20. The two-screen parent who ruled like a tiny streaming tyrant
Another story involved a mom casually using two screens at once, preventing everyone else from watching anything. That is not normal streaming. That is an occupation. When the account owner has to schedule around someone else’s passive bingeing, the revolution is overdue.
21. The chooser-begger who wanted a private profile too
Some people do not just want access. They want curated access. Their own profile. Their own recommendations. Their own little velvet-rope streaming experience on an account they do not pay for. Luxury freeloading is still freeloading, even if it comes with a cartoon avatar.
22. The family account treated like an inheritance
Grandma’s Netflix should inspire gratitude, not a multigenerational feeding frenzy. But once a family login becomes common property, chaos follows. Suddenly everybody feels emotionally entitled to a service that one person is quietly bankrolling from the shadows.
23. The friend’s ex who stole the login and then got mad
This one deserves a slow clap. Someone obtained the account through relationship leftovers, got locked out, and then had the confidence to be offended. That is like sneaking into a wedding and complaining about the seating chart.
24. The person who could afford takeout but not their own account
One of the funniest themes in these stories is the price comparison. People will order delivery, tip generously, buy coffee every day, and somehow still behave like a streaming subscription is an impossible financial mountain. The math is not mathing, my friend.
25. The random stranger fishing for a discounted login
And finally, the purest form of audacity: someone with no real relationship to the account owner asking for cheap access anyway. No shared household. No history. No shame. Just a wild confidence that maybe today is the day the universe rewards opportunistic nonsense. It was not.
What these stories actually reveal about password sharing
Underneath the jokes, these stories all circle the same truth: the problem is rarely the platform. It is the people. Sharing a streaming account can work when everyone involved understands the arrangement, respects limits, and does not act like one act of generosity entitles them to permanent benefits. The mess begins when a favor mutates into an expectation.

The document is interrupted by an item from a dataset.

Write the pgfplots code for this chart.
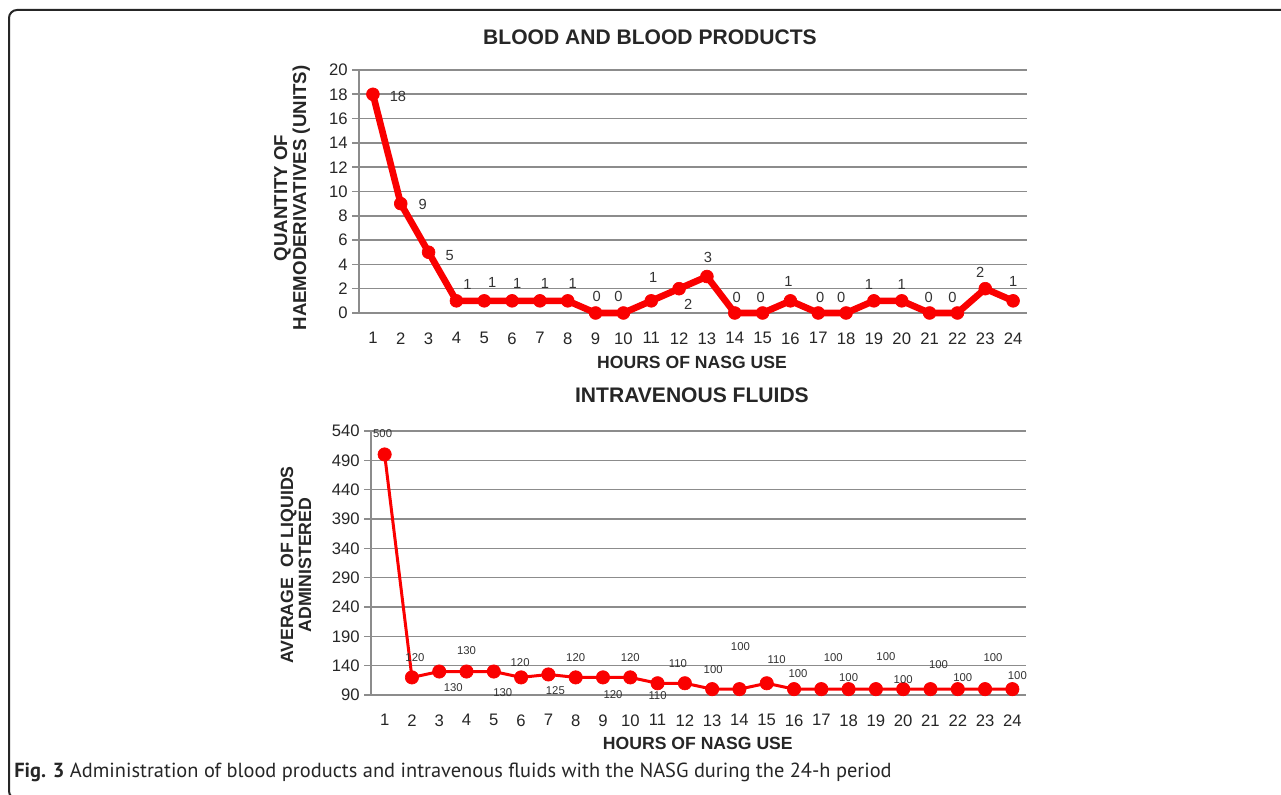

That is why so many of these tales feel painfully familiar. Freeloaders rarely see themselves as freeloaders. They see themselves as harmless. Temporary. Deserving. “It’s just Netflix” becomes the shield for all kinds of rude behavior, from changing settings to hogging screens to passing the password along like it is a party flyer. But the paying customer experiences it differently. To them, it is not just a login. It is money, convenience, privacy, and basic respect.
There is also a lesson here about digital boundaries. People are often better at protecting physical stuff than virtual access. We would not casually hand a house key to an ex’s cousin and say, “Be cool.” But people have historically treated streaming credentials like a low-risk favor, even though account access can reveal devices, locations, watch history, payment headaches, and sometimes a whole social mess nobody asked for.
More experiences from the great Netflix mooch era
If you have ever shared a streaming account, chances are you have lived through at least one tiny episode of this chaos yourself. Maybe it started innocently. Your sister was between jobs. Your friend had just moved. Your boyfriend said he only needed it for one documentary. You handed over the password because you are a decent person with a functional heart. Then, six weeks later, your homepage started looking like it belonged to a completely different species.
Suddenly your recommendations were full of children’s cartoons, zombie thrillers, and cooking competitions filmed in languages you do not speak. Your carefully curated watch list had been invaded. Your profile icon had changed. The Continue Watching row was packed with half-finished series you never touched. You began to feel like a tenant in your own entertainment life.
Then comes the awkward phase: the internal debate. Do you say something? Do you send a polite message? Do you wait and hope they magically develop self-awareness? Most people try diplomacy first. They send the soft text. “Hey, quick question, are you still using my account?” That usually invites one of three responses: total denial, a casual “Oh yeah lol,” or the classic guilt flip where somehow you end up sounding unreasonable for wanting control of the service you pay for every month.
That is the moment many people discover a universal truth: password mooching is never really about the password. It is about entitlement. Respectful people either ask, contribute, or gracefully move on when access disappears. Entitled people act like you have broken a sacred oath by reclaiming your own account. They protest. They bargain. They suddenly remember your number. Some even try emotional blackmail, as if their inability to finish a true-crime miniseries is now your moral burden.
And yet, there is a weirdly glorious peace that follows the reset. You change the password. You sign out all devices. You reopen the app. The chaos is gone. Your watch history makes sense again. Your recommendations stop screaming. The house, spiritually speaking, is clean. It is the streaming equivalent of finally throwing out a box of junk you have been moving from closet to closet for three years.
These experiences also explain why stories about Netflix freeloaders keep thriving online. They are funny, yes, but they also scratch a deeper itch. They give people permission to laugh at behavior that felt irritating in real life. They remind readers that setting boundaries is not cruel. It is normal. You are not petty for wanting your own account to belong to you. You are not stingy for declining to subsidize an ex, a distant cousin, or a random acquaintance with the confidence of a medieval tax collector. In the end, the best part of these stories is not the pettiness. It is the relief. The owner finally stops apologizing for having limits, and the moocher finally meets the most terrifying force on the internet: consequences.
Conclusion
The funniest thing about Netflix leeches is that they almost never lose because of technology alone. They lose because they mistake kindness for weakness and convenience for entitlement. These 25 stories are satisfying for the same reason any good karma tale works: somebody pushed too far, ignored every hint, and got hit with the digital version of “absolutely not.” In a world full of password moochers, may your boundaries be clear, your profiles untouched, and your reset button always within reach.